• _PROBLEM_
Restate, exactly and without pictures, the lines from the start of the listing below through the line holding "import plotly.graph_objects as go".

** start PROVIDED MATERIAL **

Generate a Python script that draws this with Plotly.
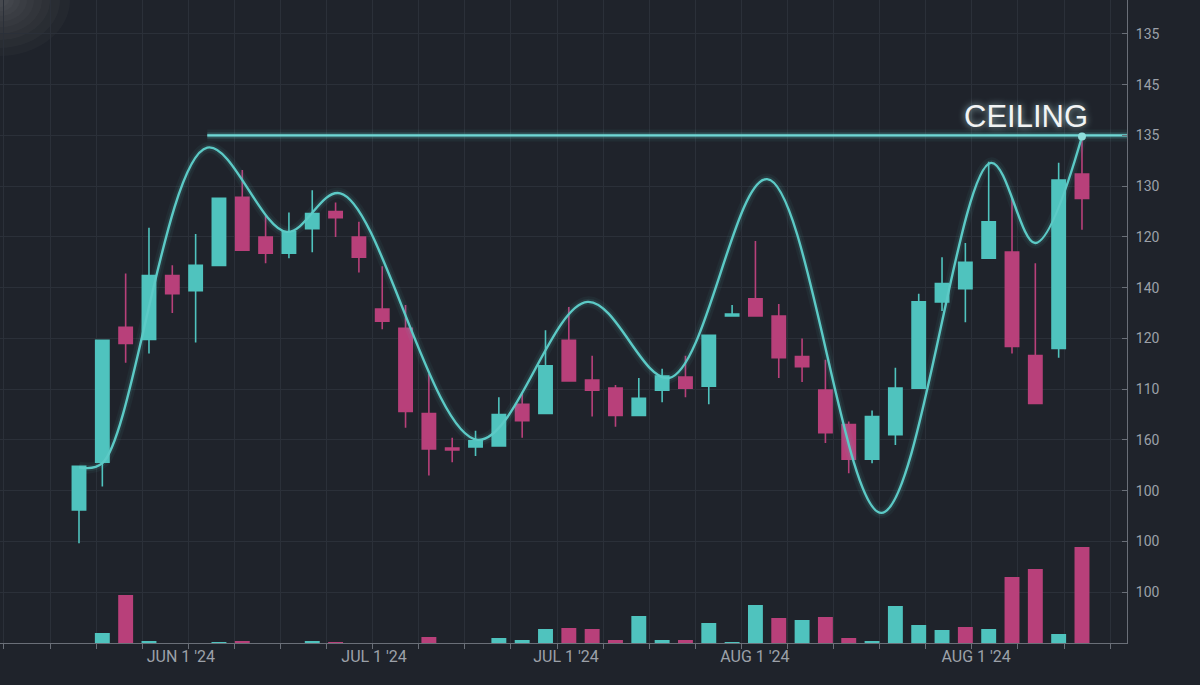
import plotly.graph_objects as go

# ---------------- data ----------------
candle_idx = list(range(44))
opens = [98.1, 102.8, 116.1, 114.9, 121.2, 119.7, 122.2, 128.9, 125.0, 123.4,
         125.8, 127.5, 125.0, 117.9, 116.0, 107.6, 104.2, 104.3, 104.4, 108.5,
         107.6, 114.8, 110.9, 110.1, 107.4, 109.9, 111.2, 110.3, 117.2, 118.9,
         117.2, 113.2, 109.9, 106.5, 103.1, 105.5, 110.1, 118.6, 119.9, 122.9,
         123.5, 113.3, 114.0, 131.2]
highs = [102.4, 114.8, 121.4, 125.9, 122.2, 125.3, 128.8, 131.6, 127.1, 127.4,
         129.6, 128.4, 126.5, 122.1, 118.3, 111.5, 105.2, 105.9, 109.2, 109.7,
         115.8, 118.1, 113.3, 110.4, 111.1, 112.0, 113.3, 115.3, 118.3, 124.6,
         118.4, 115.0, 112.9, 106.8, 107.9, 112.1, 119.4, 123.0, 124.4, 132.4,
         128.8, 122.4, 132.3, 134.9]
lows = [94.8, 100.4, 112.6, 113.5, 117.5, 114.6, 122.2, 123.7, 122.4, 122.9,
        123.5, 125.0, 121.5, 115.9, 106.2, 101.5, 102.8, 103.4, 104.4, 105.2,
        107.6, 110.8, 107.3, 106.3, 107.4, 108.7, 109.2, 108.5, 117.2, 117.2,
        111.1, 110.7, 104.7, 101.7, 102.7, 104.5, 110.1, 117.7, 116.6, 122.9,
        113.5, 108.6, 113.1, 125.7]
closes = [102.4, 114.8, 114.5, 121.2, 119.4, 122.2, 128.8, 123.7, 123.4, 125.5,
          127.3, 126.9, 123.0, 116.7, 107.8, 104.1, 104.0, 104.9, 107.5, 106.9,
          112.3, 110.8, 109.9, 107.4, 109.1, 111.3, 110.1, 115.3, 117.4, 117.2,
          113.1, 112.2, 105.7, 103.1, 107.3, 110.1, 118.6, 120.4, 122.5, 126.5,
          114.2, 108.6, 130.6, 128.8]
volume = [0.0, 1.0, 4.8, 0.2, 0.0, 0.0, 0.1, 0.2, 0.0, 0.0,
          0.2, 0.1, 0.0, 0.0, 0.0, 0.6, 0.0, 0.0, 0.5, 0.3,
          1.4, 1.5, 1.4, 0.3, 2.7, 0.3, 0.3, 2.0, 0.1, 3.8,
          2.5, 2.3, 2.6, 0.5, 0.2, 3.7, 1.8, 1.3, 1.6, 1.4,
          6.6, 7.4, 0.9, 9.6]
volume_up = [1, 1, 0, 1, 1, 1, 1, 0, 0, 1,
             1, 0, 0, 0, 0, 0, 0, 1, 1, 1,
             1, 0, 0, 0, 1, 1, 0, 1, 1, 1,
             0, 1, 0, 0, 1, 1, 1, 1, 0, 1,
             0, 0, 1, 0]
trend_x = [0, 1, 5.5, 8.9, 11.2, 17.1, 21.8, 25.3, 29.5, 34.4, 39.1, 41.0, 43]
trend_y = [102.3, 102.7, 133.8, 125.5, 129.3, 105.0, 118.6, 111.1, 130.7, 97.8,
           132.3, 124.4, 134.9]
ceiling_level = 135
ceiling_start = 5.5
ceiling_label = "CEILING"
ytick_vals = [145, 140, 135, 130, 125, 120, 115, 110, 105, 100, 95, 90]
ytick_text = ["135", "145", "135", "130", "120", "140", "120", "110", "160",
              "100", "100", "100"]
xlabel_pos = [4.37, 12.65, 20.88, 28.98, 38.46]
xlabel_text = ["JUN 1 '24", "JUL 1 '24", "JUL 1 '24", "AUG 1 '24", "AUG 1 '24"]

# ---------------- styling ----------------
BG = "#1f232b"
GRID = "#2b3039"
TEAL = "#4fc3be"
PINK = "#b8407a"
LINE = "#5ccac6"
TXT = "#9ca1a9"
X_RANGE = [-3.387, 44.93]
Y_RANGE = [84.98, 148.35]
PLOT_W, PLOT_H = 1127, 643

fig = go.Figure()

# volume bars (secondary axis, bottom of panel)
fig.add_trace(go.Bar(
    x=candle_idx, y=volume, yaxis="y2",
    marker=dict(color=[TEAL if u else PINK for u in volume_up], line=dict(width=0)),
    width=0.64, hoverinfo="skip", showlegend=False,
))

# candles
fig.add_trace(go.Candlestick(
    x=candle_idx, open=opens, high=highs, low=lows, close=closes,
    increasing=dict(line=dict(color=TEAL, width=1.6), fillcolor=TEAL),
    decreasing=dict(line=dict(color=PINK, width=1.6), fillcolor=PINK),
    whiskerwidth=0, showlegend=False, hoverinfo="skip",
))

# ceiling line with glow
for w, op in [(12, 0.06), (7, 0.12), (4, 0.25)]:
    fig.add_trace(go.Scatter(
        x=[ceiling_start, X_RANGE[1]], y=[ceiling_level, ceiling_level],
        mode="lines", line=dict(color=LINE, width=w), opacity=op,
        hoverinfo="skip", showlegend=False))
fig.add_trace(go.Scatter(
    x=[ceiling_start, X_RANGE[1]], y=[ceiling_level, ceiling_level],
    mode="lines", line=dict(color="#6fd6d4", width=2.2),
    hoverinfo="skip", showlegend=False))

# smooth trend line with glow
for w, op in [(11, 0.05), (6, 0.10)]:
    fig.add_trace(go.Scatter(
        x=trend_x, y=trend_y, mode="lines",
        line=dict(color=LINE, width=w, shape="spline", smoothing=1.0),
        opacity=op, hoverinfo="skip", showlegend=False))
fig.add_trace(go.Scatter(
    x=trend_x, y=trend_y, mode="lines",
    line=dict(color=LINE, width=2.4, shape="spline", smoothing=1.0),
    hoverinfo="skip", showlegend=False))
fig.add_trace(go.Scatter(
    x=[trend_x[-1]], y=[trend_y[-1]], mode="markers",
    marker=dict(color="#8fdedb", size=8, line=dict(width=0)),
    hoverinfo="skip", showlegend=False))

# carrier trace for the date-label axis
fig.add_trace(go.Scatter(
    x=xlabel_pos, y=[ytick_vals[-1]] * len(xlabel_pos), xaxis="x2",
    mode="markers", marker=dict(opacity=0), hoverinfo="skip", showlegend=False))

# CEILING label
fig.add_annotation(
    x=candle_idx[-1], y=ceiling_level, xref="x", yref="y",
    text=ceiling_label, showarrow=False, xanchor="right", yanchor="bottom",
    xshift=7, yshift=0, borderpad=0,
    font=dict(family="Liberation Sans, Arial, sans-serif", size=31, color="#f2f4f4",
              shadow="0px 0px 7px rgba(190,235,235,0.75)"))

# soft top-left light bloom
for r in [70, 60, 50, 42, 34, 27, 20, 14, 9]:
    fig.add_shape(type="circle", xref="paper", yref="paper",
                  x0=-r / PLOT_W, x1=r / PLOT_W,
                  y0=1 - 0.8 * r / PLOT_H, y1=1 + 0.8 * r / PLOT_H,
                  fillcolor="rgba(255,255,255,0.022)", line=dict(width=0),
                  layer="below")

fig.update_layout(
    width=1200, height=685,
    margin=dict(l=0, r=73, t=0, b=42),
    paper_bgcolor=BG, plot_bgcolor=BG,
    showlegend=False, boxgap=0.43, boxgroupgap=0,
    font=dict(family="Roboto, sans-serif", color=TXT, size=14),
    xaxis=dict(
        range=X_RANGE, rangeslider=dict(visible=False),
        tickmode="linear", tick0=-1.243, dtick=1.976,
        showticklabels=False, ticks="outside", ticklen=5, tickcolor="#6a6f78",
        showgrid=True, gridcolor=GRID, gridwidth=1, zeroline=False,
        showline=True, linecolor="#6a6f78", linewidth=1,
    ),
    xaxis2=dict(
        range=X_RANGE, overlaying="x", anchor="y", side="bottom",
        tickmode="array", tickvals=xlabel_pos, ticktext=xlabel_text,
        ticks="", showgrid=False, zeroline=False, showline=False,
        ticklabelstandoff=2,
        tickfont=dict(family="Roboto, sans-serif", size=16, color=TXT),
    ),
    yaxis=dict(
        range=Y_RANGE, side="right",
        tickmode="array", tickvals=ytick_vals, ticktext=ytick_text,
        ticks="inside", ticklen=5, tickcolor="#6a6f78",
        showgrid=True, gridcolor=GRID, gridwidth=1, zeroline=False,
        showline=True, linecolor="#6a6f78", linewidth=1,
        ticklabelstandoff=5,
        tickfont=dict(family="Roboto, sans-serif", size=14, color=TXT),
    ),
    yaxis2=dict(range=[0, 64.3], overlaying="y", visible=False),
)

fig.write_html("out.html")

** end PROVIDED MATERIAL **

• _WORKED ANSWER_
Generate a Python script that draws this with Plotly.
import plotly.graph_objects as go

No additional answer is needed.